(Entries with chart source code)
————————

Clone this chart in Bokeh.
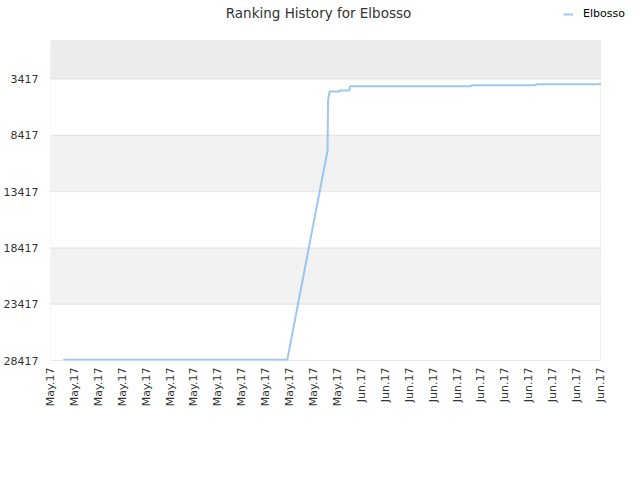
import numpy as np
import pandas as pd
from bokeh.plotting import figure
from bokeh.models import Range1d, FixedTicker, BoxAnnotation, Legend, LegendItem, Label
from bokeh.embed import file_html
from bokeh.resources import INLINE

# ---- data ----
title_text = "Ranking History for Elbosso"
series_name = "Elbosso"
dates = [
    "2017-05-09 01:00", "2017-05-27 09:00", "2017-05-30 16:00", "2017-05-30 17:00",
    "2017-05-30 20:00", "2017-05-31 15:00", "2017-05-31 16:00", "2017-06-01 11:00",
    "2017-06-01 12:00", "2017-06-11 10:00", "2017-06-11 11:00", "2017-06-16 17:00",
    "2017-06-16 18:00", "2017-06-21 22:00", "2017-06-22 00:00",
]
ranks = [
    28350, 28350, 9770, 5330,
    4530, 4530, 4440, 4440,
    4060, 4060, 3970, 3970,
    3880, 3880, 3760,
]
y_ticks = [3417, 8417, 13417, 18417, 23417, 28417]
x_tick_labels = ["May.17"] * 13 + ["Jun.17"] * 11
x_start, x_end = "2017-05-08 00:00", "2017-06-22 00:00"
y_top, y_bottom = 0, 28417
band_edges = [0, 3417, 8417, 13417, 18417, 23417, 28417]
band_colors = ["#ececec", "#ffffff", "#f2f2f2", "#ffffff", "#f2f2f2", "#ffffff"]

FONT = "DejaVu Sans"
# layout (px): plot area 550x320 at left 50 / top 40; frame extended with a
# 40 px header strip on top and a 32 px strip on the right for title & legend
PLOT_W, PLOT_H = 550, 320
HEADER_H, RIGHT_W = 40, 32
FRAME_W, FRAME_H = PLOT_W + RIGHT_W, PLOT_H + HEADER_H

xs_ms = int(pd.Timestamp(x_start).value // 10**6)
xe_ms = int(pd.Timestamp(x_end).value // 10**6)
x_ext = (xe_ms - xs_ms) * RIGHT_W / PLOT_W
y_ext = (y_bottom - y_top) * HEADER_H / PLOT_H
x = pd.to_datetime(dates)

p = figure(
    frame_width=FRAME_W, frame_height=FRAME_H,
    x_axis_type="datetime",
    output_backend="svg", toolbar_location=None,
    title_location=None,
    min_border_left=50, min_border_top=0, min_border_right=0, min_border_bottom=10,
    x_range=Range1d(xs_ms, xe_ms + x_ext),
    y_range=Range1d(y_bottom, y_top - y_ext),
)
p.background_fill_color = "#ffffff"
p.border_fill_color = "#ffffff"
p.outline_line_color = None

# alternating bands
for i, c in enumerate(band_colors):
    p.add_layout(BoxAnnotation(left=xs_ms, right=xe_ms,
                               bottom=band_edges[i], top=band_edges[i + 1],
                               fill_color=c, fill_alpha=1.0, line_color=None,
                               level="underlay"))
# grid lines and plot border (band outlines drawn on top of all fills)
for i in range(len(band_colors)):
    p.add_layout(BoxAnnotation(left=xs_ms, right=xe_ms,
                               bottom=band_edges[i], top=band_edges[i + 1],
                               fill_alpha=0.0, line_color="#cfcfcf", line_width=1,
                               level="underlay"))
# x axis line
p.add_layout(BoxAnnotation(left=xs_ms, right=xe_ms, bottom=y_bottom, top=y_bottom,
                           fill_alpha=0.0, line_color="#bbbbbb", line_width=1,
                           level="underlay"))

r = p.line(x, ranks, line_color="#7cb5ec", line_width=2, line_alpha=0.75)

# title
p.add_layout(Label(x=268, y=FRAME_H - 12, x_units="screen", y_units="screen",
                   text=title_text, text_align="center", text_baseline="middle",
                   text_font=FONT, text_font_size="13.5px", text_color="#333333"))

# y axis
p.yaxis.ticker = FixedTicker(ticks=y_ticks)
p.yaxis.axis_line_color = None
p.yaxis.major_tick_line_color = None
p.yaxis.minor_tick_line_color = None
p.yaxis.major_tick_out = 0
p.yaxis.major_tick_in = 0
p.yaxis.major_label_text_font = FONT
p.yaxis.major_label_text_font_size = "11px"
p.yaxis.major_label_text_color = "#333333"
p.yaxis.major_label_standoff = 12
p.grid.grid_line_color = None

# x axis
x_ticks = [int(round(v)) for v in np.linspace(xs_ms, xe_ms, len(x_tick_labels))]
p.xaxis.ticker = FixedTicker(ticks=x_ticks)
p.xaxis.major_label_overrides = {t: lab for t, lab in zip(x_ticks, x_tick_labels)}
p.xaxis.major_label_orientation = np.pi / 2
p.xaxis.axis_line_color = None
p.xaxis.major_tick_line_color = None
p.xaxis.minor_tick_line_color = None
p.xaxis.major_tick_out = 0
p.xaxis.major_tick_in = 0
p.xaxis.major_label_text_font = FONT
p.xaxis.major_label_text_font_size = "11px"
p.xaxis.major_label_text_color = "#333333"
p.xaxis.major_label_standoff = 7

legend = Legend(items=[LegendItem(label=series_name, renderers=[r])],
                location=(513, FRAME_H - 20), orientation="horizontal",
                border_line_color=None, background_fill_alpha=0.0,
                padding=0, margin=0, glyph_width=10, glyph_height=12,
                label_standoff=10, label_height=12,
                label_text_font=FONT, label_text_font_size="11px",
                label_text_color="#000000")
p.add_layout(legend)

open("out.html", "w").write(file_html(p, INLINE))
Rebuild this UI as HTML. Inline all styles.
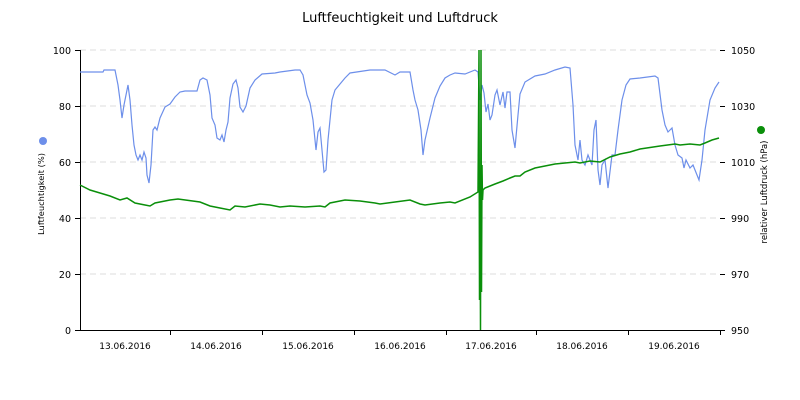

————————

Prompt
Return the records exactly. Don't carry the pictures over.

Complete response
Clone this chart in Bokeh.
import numpy as np
import pandas as pd
from bokeh.plotting import figure
from bokeh.models import Range1d, FixedTicker, BoxAnnotation, Legend, LegendItem, Label
from bokeh.embed import file_html
from bokeh.resources import INLINE

# ---- data ----
title_text = "Ranking History for Elbosso"
series_name = "Elbosso"
dates = [
    "2017-05-09 01:00", "2017-05-27 09:00", "2017-05-30 16:00", "2017-05-30 17:00",
    "2017-05-30 20:00", "2017-05-31 15:00", "2017-05-31 16:00", "2017-06-01 11:00",
    "2017-06-01 12:00", "2017-06-11 10:00", "2017-06-11 11:00", "2017-06-16 17:00",
    "2017-06-16 18:00", "2017-06-21 22:00", "2017-06-22 00:00",
]
ranks = [
    28350, 28350, 9770, 5330,
    4530, 4530, 4440, 4440,
    4060, 4060, 3970, 3970,
    3880, 3880, 3760,
]
y_ticks = [3417, 8417, 13417, 18417, 23417, 28417]
x_tick_labels = ["May.17"] * 13 + ["Jun.17"] * 11
x_start, x_end = "2017-05-08 00:00", "2017-06-22 00:00"
y_top, y_bottom = 0, 28417
band_edges = [0, 3417, 8417, 13417, 18417, 23417, 28417]
band_colors = ["#ececec", "#ffffff", "#f2f2f2", "#ffffff", "#f2f2f2", "#ffffff"]

FONT = "DejaVu Sans"
# layout (px): plot area 550x320 at left 50 / top 40; frame extended with a
# 40 px header strip on top and a 32 px strip on the right for title & legend
PLOT_W, PLOT_H = 550, 320
HEADER_H, RIGHT_W = 40, 32
FRAME_W, FRAME_H = PLOT_W + RIGHT_W, PLOT_H + HEADER_H

xs_ms = int(pd.Timestamp(x_start).value // 10**6)
xe_ms = int(pd.Timestamp(x_end).value // 10**6)
x_ext = (xe_ms - xs_ms) * RIGHT_W / PLOT_W
y_ext = (y_bottom - y_top) * HEADER_H / PLOT_H
x = pd.to_datetime(dates)

p = figure(
    frame_width=FRAME_W, frame_height=FRAME_H,
    x_axis_type="datetime",
    output_backend="svg", toolbar_location=None,
    title_location=None,
    min_border_left=50, min_border_top=0, min_border_right=0, min_border_bottom=10,
    x_range=Range1d(xs_ms, xe_ms + x_ext),
    y_range=Range1d(y_bottom, y_top - y_ext),
)
p.background_fill_color = "#ffffff"
p.border_fill_color = "#ffffff"
p.outline_line_color = None

# alternating bands
for i, c in enumerate(band_colors):
    p.add_layout(BoxAnnotation(left=xs_ms, right=xe_ms,
                               bottom=band_edges[i], top=band_edges[i + 1],
                               fill_color=c, fill_alpha=1.0, line_color=None,
                               level="underlay"))
# grid lines and plot border (band outlines drawn on top of all fills)
for i in range(len(band_colors)):
    p.add_layout(BoxAnnotation(left=xs_ms, right=xe_ms,
                               bottom=band_edges[i], top=band_edges[i + 1],
                               fill_alpha=0.0, line_color="#cfcfcf", line_width=1,
                               level="underlay"))
# x axis line
p.add_layout(BoxAnnotation(left=xs_ms, right=xe_ms, bottom=y_bottom, top=y_bottom,
                           fill_alpha=0.0, line_color="#bbbbbb", line_width=1,
                           level="underlay"))

r = p.line(x, ranks, line_color="#7cb5ec", line_width=2, line_alpha=0.75)

# title
p.add_layout(Label(x=268, y=FRAME_H - 12, x_units="screen", y_units="screen",
                   text=title_text, text_align="center", text_baseline="middle",
                   text_font=FONT, text_font_size="13.5px", text_color="#333333"))

# y axis
p.yaxis.ticker = FixedTicker(ticks=y_ticks)
p.yaxis.axis_line_color = None
p.yaxis.major_tick_line_color = None
p.yaxis.minor_tick_line_color = None
p.yaxis.major_tick_out = 0
p.yaxis.major_tick_in = 0
p.yaxis.major_label_text_font = FONT
p.yaxis.major_label_text_font_size = "11px"
p.yaxis.major_label_text_color = "#333333"
p.yaxis.major_label_standoff = 12
p.grid.grid_line_color = None

# x axis
x_ticks = [int(round(v)) for v in np.linspace(xs_ms, xe_ms, len(x_tick_labels))]
p.xaxis.ticker = FixedTicker(ticks=x_ticks)
p.xaxis.major_label_overrides = {t: lab for t, lab in zip(x_ticks, x_tick_labels)}
p.xaxis.major_label_orientation = np.pi / 2
p.xaxis.axis_line_color = None
p.xaxis.major_tick_line_color = None
p.xaxis.minor_tick_line_color = None
p.xaxis.major_tick_out = 0
p.xaxis.major_tick_in = 0
p.xaxis.major_label_text_font = FONT
p.xaxis.major_label_text_font_size = "11px"
p.xaxis.major_label_text_color = "#333333"
p.xaxis.major_label_standoff = 7

legend = Legend(items=[LegendItem(label=series_name, renderers=[r])],
                location=(513, FRAME_H - 20), orientation="horizontal",
                border_line_color=None, background_fill_alpha=0.0,
                padding=0, margin=0, glyph_width=10, glyph_height=12,
                label_standoff=10, label_height=12,
                label_text_font=FONT, label_text_font_size="11px",
                label_text_color="#000000")
p.add_layout(legend)

open("out.html", "w").write(file_html(p, INLINE))
Rebuild this UI as HTML. Inline all styles.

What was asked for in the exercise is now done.